* [Given instruction]:
Every record must be repeated exactly, with no omission.

* [Material provided]:
____
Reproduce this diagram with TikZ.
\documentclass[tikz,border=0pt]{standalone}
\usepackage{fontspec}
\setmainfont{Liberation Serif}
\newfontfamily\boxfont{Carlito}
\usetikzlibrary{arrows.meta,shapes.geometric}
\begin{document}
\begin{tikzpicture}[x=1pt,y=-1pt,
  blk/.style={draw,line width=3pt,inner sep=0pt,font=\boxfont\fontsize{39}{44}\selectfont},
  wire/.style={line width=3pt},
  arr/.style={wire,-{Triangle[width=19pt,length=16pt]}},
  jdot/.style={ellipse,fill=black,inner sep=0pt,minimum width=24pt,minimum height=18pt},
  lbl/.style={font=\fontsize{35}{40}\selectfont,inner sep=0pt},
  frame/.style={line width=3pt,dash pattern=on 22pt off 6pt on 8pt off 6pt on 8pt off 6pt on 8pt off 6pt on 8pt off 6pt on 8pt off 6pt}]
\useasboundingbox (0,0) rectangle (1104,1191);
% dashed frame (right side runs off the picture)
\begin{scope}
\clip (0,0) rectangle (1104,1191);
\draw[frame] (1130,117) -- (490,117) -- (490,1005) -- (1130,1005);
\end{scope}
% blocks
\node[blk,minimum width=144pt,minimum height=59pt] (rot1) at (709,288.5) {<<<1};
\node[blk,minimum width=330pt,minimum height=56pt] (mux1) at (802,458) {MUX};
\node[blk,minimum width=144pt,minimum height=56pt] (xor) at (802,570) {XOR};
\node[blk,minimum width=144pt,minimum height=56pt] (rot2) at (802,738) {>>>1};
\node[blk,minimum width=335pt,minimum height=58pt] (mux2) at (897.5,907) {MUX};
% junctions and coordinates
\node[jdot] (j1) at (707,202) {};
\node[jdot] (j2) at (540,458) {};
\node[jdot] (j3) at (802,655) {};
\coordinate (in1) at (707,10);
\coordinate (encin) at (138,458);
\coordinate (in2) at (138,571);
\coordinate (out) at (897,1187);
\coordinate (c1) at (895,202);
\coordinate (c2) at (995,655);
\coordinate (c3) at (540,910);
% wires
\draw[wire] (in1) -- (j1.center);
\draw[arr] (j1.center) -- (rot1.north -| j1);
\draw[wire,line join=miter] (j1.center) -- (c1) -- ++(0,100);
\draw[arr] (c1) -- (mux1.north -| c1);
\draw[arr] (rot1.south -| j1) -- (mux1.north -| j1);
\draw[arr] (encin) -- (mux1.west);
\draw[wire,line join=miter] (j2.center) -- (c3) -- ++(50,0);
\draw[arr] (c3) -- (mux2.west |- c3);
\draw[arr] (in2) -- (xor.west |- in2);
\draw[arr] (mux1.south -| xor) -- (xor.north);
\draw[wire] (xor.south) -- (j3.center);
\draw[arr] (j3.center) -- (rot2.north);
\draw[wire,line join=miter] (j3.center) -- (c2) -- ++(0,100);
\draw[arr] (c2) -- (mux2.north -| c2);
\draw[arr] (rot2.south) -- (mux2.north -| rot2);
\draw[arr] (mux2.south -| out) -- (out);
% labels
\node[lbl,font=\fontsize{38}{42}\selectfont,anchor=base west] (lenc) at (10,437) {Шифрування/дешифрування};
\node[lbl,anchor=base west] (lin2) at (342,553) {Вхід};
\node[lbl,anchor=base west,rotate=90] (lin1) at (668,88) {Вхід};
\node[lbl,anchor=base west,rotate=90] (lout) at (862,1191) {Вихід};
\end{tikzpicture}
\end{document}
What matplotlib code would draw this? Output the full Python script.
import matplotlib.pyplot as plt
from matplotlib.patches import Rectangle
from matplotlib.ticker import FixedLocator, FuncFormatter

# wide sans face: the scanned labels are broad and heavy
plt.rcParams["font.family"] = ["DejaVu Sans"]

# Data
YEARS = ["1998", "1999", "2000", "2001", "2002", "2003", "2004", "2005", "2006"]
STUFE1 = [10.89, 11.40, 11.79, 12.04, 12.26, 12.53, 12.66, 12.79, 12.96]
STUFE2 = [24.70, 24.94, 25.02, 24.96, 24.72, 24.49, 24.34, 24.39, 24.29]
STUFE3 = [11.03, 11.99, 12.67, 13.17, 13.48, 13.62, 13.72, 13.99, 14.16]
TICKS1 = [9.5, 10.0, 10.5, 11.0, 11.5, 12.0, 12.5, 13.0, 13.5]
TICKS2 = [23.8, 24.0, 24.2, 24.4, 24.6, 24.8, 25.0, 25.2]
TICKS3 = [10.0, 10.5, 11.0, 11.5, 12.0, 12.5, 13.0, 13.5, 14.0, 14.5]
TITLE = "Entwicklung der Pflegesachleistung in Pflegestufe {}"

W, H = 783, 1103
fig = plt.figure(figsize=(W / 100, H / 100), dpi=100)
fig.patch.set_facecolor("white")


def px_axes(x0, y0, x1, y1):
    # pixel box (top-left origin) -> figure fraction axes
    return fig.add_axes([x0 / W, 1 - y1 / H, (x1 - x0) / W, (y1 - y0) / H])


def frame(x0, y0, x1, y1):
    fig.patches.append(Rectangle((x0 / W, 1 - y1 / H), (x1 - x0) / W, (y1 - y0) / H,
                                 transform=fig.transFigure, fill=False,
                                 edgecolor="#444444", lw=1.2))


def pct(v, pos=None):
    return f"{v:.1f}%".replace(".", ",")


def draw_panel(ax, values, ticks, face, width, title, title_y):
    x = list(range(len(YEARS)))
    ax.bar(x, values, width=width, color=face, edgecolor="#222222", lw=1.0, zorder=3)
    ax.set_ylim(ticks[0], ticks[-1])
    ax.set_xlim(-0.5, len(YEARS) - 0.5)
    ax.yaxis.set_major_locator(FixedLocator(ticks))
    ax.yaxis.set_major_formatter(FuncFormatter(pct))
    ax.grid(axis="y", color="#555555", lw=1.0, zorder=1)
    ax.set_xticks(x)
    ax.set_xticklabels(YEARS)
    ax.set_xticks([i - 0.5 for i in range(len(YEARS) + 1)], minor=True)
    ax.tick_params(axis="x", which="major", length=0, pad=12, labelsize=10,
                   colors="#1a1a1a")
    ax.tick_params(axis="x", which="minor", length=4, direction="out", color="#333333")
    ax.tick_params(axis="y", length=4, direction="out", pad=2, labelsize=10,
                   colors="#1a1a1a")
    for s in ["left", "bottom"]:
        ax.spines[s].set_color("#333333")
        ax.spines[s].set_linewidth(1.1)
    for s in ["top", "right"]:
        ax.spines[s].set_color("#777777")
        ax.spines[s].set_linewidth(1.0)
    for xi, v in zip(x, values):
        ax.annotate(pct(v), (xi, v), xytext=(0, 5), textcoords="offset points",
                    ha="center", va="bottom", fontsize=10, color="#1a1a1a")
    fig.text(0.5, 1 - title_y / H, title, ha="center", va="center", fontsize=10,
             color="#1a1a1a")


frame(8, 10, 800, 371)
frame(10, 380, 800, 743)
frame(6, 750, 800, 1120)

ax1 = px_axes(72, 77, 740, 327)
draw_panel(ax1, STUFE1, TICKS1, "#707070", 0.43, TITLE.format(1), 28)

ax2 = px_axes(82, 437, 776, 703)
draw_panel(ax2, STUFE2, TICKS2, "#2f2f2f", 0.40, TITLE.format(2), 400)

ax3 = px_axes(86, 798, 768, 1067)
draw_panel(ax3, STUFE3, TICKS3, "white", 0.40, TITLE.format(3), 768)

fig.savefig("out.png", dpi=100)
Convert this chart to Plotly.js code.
____
* [Answer to this exercise]:
Reproduce this diagram with TikZ.
\documentclass[tikz,border=0pt]{standalone}
\usepackage{fontspec}
\setmainfont{Liberation Serif}
\newfontfamily\boxfont{Carlito}
\usetikzlibrary{arrows.meta,shapes.geometric}
\begin{document}
\begin{tikzpicture}[x=1pt,y=-1pt,
  blk/.style={draw,line width=3pt,inner sep=0pt,font=\boxfont\fontsize{39}{44}\selectfont},
  wire/.style={line width=3pt},
  arr/.style={wire,-{Triangle[width=19pt,length=16pt]}},
  jdot/.style={ellipse,fill=black,inner sep=0pt,minimum width=24pt,minimum height=18pt},
  lbl/.style={font=\fontsize{35}{40}\selectfont,inner sep=0pt},
  frame/.style={line width=3pt,dash pattern=on 22pt off 6pt on 8pt off 6pt on 8pt off 6pt on 8pt off 6pt on 8pt off 6pt on 8pt off 6pt}]
\useasboundingbox (0,0) rectangle (1104,1191);
% dashed frame (right side runs off the picture)
\begin{scope}
\clip (0,0) rectangle (1104,1191);
\draw[frame] (1130,117) -- (490,117) -- (490,1005) -- (1130,1005);
\end{scope}
% blocks
\node[blk,minimum width=144pt,minimum height=59pt] (rot1) at (709,288.5) {<<<1};
\node[blk,minimum width=330pt,minimum height=56pt] (mux1) at (802,458) {MUX};
\node[blk,minimum width=144pt,minimum height=56pt] (xor) at (802,570) {XOR};
\node[blk,minimum width=144pt,minimum height=56pt] (rot2) at (802,738) {>>>1};
\node[blk,minimum width=335pt,minimum height=58pt] (mux2) at (897.5,907) {MUX};
% junctions and coordinates
\node[jdot] (j1) at (707,202) {};
\node[jdot] (j2) at (540,458) {};
\node[jdot] (j3) at (802,655) {};
\coordinate (in1) at (707,10);
\coordinate (encin) at (138,458);
\coordinate (in2) at (138,571);
\coordinate (out) at (897,1187);
\coordinate (c1) at (895,202);
\coordinate (c2) at (995,655);
\coordinate (c3) at (540,910);
% wires
\draw[wire] (in1) -- (j1.center);
\draw[arr] (j1.center) -- (rot1.north -| j1);
\draw[wire,line join=miter] (j1.center) -- (c1) -- ++(0,100);
\draw[arr] (c1) -- (mux1.north -| c1);
\draw[arr] (rot1.south -| j1) -- (mux1.north -| j1);
\draw[arr] (encin) -- (mux1.west);
\draw[wire,line join=miter] (j2.center) -- (c3) -- ++(50,0);
\draw[arr] (c3) -- (mux2.west |- c3);
\draw[arr] (in2) -- (xor.west |- in2);
\draw[arr] (mux1.south -| xor) -- (xor.north);
\draw[wire] (xor.south) -- (j3.center);
\draw[arr] (j3.center) -- (rot2.north);
\draw[wire,line join=miter] (j3.center) -- (c2) -- ++(0,100);
\draw[arr] (c2) -- (mux2.north -| c2);
\draw[arr] (rot2.south) -- (mux2.north -| rot2);
\draw[arr] (mux2.south -| out) -- (out);
% labels
\node[lbl,font=\fontsize{38}{42}\selectfont,anchor=base west] (lenc) at (10,437) {Шифрування/дешифрування};
\node[lbl,anchor=base west] (lin2) at (342,553) {Вхід};
\node[lbl,anchor=base west,rotate=90] (lin1) at (668,88) {Вхід};
\node[lbl,anchor=base west,rotate=90] (lout) at (862,1191) {Вихід};
\end{tikzpicture}
\end{document}
What matplotlib code would draw this? Output the full Python script.
import matplotlib.pyplot as plt
from matplotlib.patches import Rectangle
from matplotlib.ticker import FixedLocator, FuncFormatter

# wide sans face: the scanned labels are broad and heavy
plt.rcParams["font.family"] = ["DejaVu Sans"]

# Data
YEARS = ["1998", "1999", "2000", "2001", "2002", "2003", "2004", "2005", "2006"]
STUFE1 = [10.89, 11.40, 11.79, 12.04, 12.26, 12.53, 12.66, 12.79, 12.96]
STUFE2 = [24.70, 24.94, 25.02, 24.96, 24.72, 24.49, 24.34, 24.39, 24.29]
STUFE3 = [11.03, 11.99, 12.67, 13.17, 13.48, 13.62, 13.72, 13.99, 14.16]
TICKS1 = [9.5, 10.0, 10.5, 11.0, 11.5, 12.0, 12.5, 13.0, 13.5]
TICKS2 = [23.8, 24.0, 24.2, 24.4, 24.6, 24.8, 25.0, 25.2]
TICKS3 = [10.0, 10.5, 11.0, 11.5, 12.0, 12.5, 13.0, 13.5, 14.0, 14.5]
TITLE = "Entwicklung der Pflegesachleistung in Pflegestufe {}"

W, H = 783, 1103
fig = plt.figure(figsize=(W / 100, H / 100), dpi=100)
fig.patch.set_facecolor("white")


def px_axes(x0, y0, x1, y1):
    # pixel box (top-left origin) -> figure fraction axes
    return fig.add_axes([x0 / W, 1 - y1 / H, (x1 - x0) / W, (y1 - y0) / H])


def frame(x0, y0, x1, y1):
    fig.patches.append(Rectangle((x0 / W, 1 - y1 / H), (x1 - x0) / W, (y1 - y0) / H,
                                 transform=fig.transFigure, fill=False,
                                 edgecolor="#444444", lw=1.2))


def pct(v, pos=None):
    return f"{v:.1f}%".replace(".", ",")


def draw_panel(ax, values, ticks, face, width, title, title_y):
    x = list(range(len(YEARS)))
    ax.bar(x, values, width=width, color=face, edgecolor="#222222", lw=1.0, zorder=3)
    ax.set_ylim(ticks[0], ticks[-1])
    ax.set_xlim(-0.5, len(YEARS) - 0.5)
    ax.yaxis.set_major_locator(FixedLocator(ticks))
    ax.yaxis.set_major_formatter(FuncFormatter(pct))
    ax.grid(axis="y", color="#555555", lw=1.0, zorder=1)
    ax.set_xticks(x)
    ax.set_xticklabels(YEARS)
    ax.set_xticks([i - 0.5 for i in range(len(YEARS) + 1)], minor=True)
    ax.tick_params(axis="x", which="major", length=0, pad=12, labelsize=10,
                   colors="#1a1a1a")
    ax.tick_params(axis="x", which="minor", length=4, direction="out", color="#333333")
    ax.tick_params(axis="y", length=4, direction="out", pad=2, labelsize=10,
                   colors="#1a1a1a")
    for s in ["left", "bottom"]:
        ax.spines[s].set_color("#333333")
        ax.spines[s].set_linewidth(1.1)
    for s in ["top", "right"]:
        ax.spines[s].set_color("#777777")
        ax.spines[s].set_linewidth(1.0)
    for xi, v in zip(x, values):
        ax.annotate(pct(v), (xi, v), xytext=(0, 5), textcoords="offset points",
                    ha="center", va="bottom", fontsize=10, color="#1a1a1a")
    fig.text(0.5, 1 - title_y / H, title, ha="center", va="center", fontsize=10,
             color="#1a1a1a")


frame(8, 10, 800, 371)
frame(10, 380, 800, 743)
frame(6, 750, 800, 1120)

ax1 = px_axes(72, 77, 740, 327)
draw_panel(ax1, STUFE1, TICKS1, "#707070", 0.43, TITLE.format(1), 28)

ax2 = px_axes(82, 437, 776, 703)
draw_panel(ax2, STUFE2, TICKS2, "#2f2f2f", 0.40, TITLE.format(2), 400)

ax3 = px_axes(86, 798, 768, 1067)
draw_panel(ax3, STUFE3, TICKS3, "white", 0.40, TITLE.format(3), 768)

fig.savefig("out.png", dpi=100)
Convert this chart to Plotly.js code.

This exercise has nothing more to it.